#### Problem details:
Each line below should be retyped exactly, with no pictures.

#### Raw data:

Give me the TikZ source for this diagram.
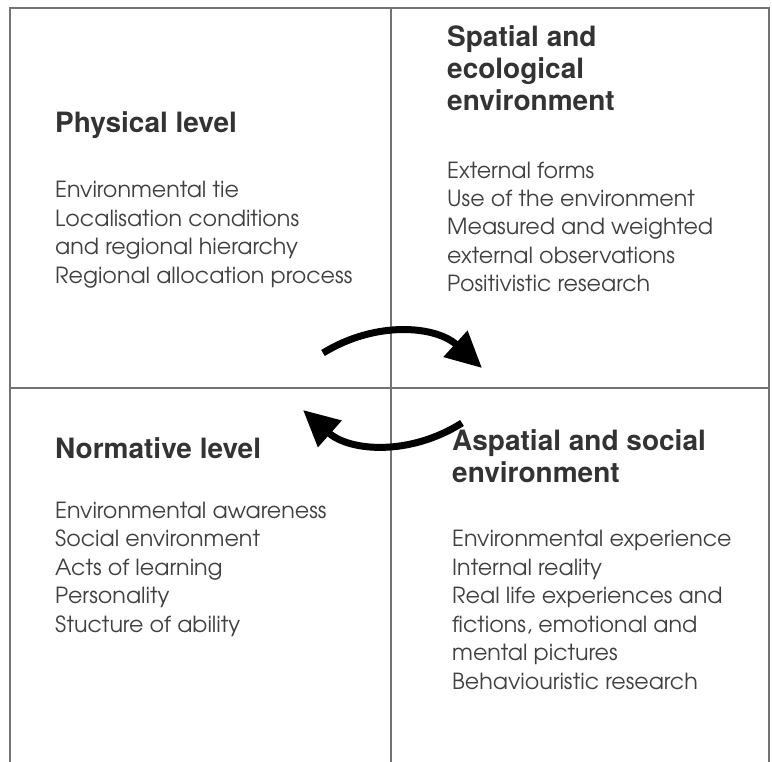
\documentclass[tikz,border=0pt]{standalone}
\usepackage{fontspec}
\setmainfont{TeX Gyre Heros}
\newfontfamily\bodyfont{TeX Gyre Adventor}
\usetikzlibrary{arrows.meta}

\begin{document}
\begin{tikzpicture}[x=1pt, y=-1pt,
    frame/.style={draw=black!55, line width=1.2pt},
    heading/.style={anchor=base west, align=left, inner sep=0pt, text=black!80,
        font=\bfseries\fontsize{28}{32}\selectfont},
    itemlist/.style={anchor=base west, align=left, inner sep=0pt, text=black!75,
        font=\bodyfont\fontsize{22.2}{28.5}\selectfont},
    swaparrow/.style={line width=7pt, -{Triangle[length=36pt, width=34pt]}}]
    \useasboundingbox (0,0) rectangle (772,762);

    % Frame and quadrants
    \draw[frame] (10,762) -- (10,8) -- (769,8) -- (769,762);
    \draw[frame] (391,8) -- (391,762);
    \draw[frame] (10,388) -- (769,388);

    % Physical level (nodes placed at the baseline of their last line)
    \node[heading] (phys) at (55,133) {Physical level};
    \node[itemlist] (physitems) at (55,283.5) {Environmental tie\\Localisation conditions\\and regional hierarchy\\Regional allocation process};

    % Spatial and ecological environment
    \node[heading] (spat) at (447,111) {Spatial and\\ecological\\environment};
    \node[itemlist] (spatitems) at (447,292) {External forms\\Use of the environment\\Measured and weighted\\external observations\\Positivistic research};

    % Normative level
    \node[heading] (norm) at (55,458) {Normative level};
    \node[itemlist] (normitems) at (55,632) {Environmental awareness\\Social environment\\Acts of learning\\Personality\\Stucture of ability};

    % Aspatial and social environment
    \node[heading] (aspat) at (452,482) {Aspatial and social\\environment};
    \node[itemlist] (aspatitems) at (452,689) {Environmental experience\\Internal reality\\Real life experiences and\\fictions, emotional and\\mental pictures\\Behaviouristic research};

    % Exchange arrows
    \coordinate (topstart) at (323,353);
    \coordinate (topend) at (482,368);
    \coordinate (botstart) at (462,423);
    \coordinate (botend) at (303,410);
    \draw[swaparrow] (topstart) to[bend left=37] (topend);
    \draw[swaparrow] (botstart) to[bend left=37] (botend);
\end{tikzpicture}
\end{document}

#### Right answer:
Give me the TikZ source for this diagram.
\documentclass[tikz,border=0pt]{standalone}
\usepackage{fontspec}
\setmainfont{TeX Gyre Heros}
\newfontfamily\bodyfont{TeX Gyre Adventor}
\usetikzlibrary{arrows.meta}

\begin{document}
\begin{tikzpicture}[x=1pt, y=-1pt,
    frame/.style={draw=black!55, line width=1.2pt},
    heading/.style={anchor=base west, align=left, inner sep=0pt, text=black!80,
        font=\bfseries\fontsize{28}{32}\selectfont},
    itemlist/.style={anchor=base west, align=left, inner sep=0pt, text=black!75,
        font=\bodyfont\fontsize{22.2}{28.5}\selectfont},
    swaparrow/.style={line width=7pt, -{Triangle[length=36pt, width=34pt]}}]
    \useasboundingbox (0,0) rectangle (772,762);

    % Frame and quadrants
    \draw[frame] (10,762) -- (10,8) -- (769,8) -- (769,762);
    \draw[frame] (391,8) -- (391,762);
    \draw[frame] (10,388) -- (769,388);

    % Physical level (nodes placed at the baseline of their last line)
    \node[heading] (phys) at (55,133) {Physical level};
    \node[itemlist] (physitems) at (55,283.5) {Environmental tie\\Localisation conditions\\and regional hierarchy\\Regional allocation process};

    % Spatial and ecological environment
    \node[heading] (spat) at (447,111) {Spatial and\\ecological\\environment};
    \node[itemlist] (spatitems) at (447,292) {External forms\\Use of the environment\\Measured and weighted\\external observations\\Positivistic research};

    % Normative level
    \node[heading] (norm) at (55,458) {Normative level};
    \node[itemlist] (normitems) at (55,632) {Environmental awareness\\Social environment\\Acts of learning\\Personality\\Stucture of ability};

    % Aspatial and social environment
    \node[heading] (aspat) at (452,482) {Aspatial and social\\environment};
    \node[itemlist] (aspatitems) at (452,689) {Environmental experience\\Internal reality\\Real life experiences and\\fictions, emotional and\\mental pictures\\Behaviouristic research};

    % Exchange arrows
    \coordinate (topstart) at (323,353);
    \coordinate (topend) at (482,368);
    \coordinate (botstart) at (462,423);
    \coordinate (botend) at (303,410);
    \draw[swaparrow] (topstart) to[bend left=37] (topend);
    \draw[swaparrow] (botstart) to[bend left=37] (botend);
\end{tikzpicture}
\end{document}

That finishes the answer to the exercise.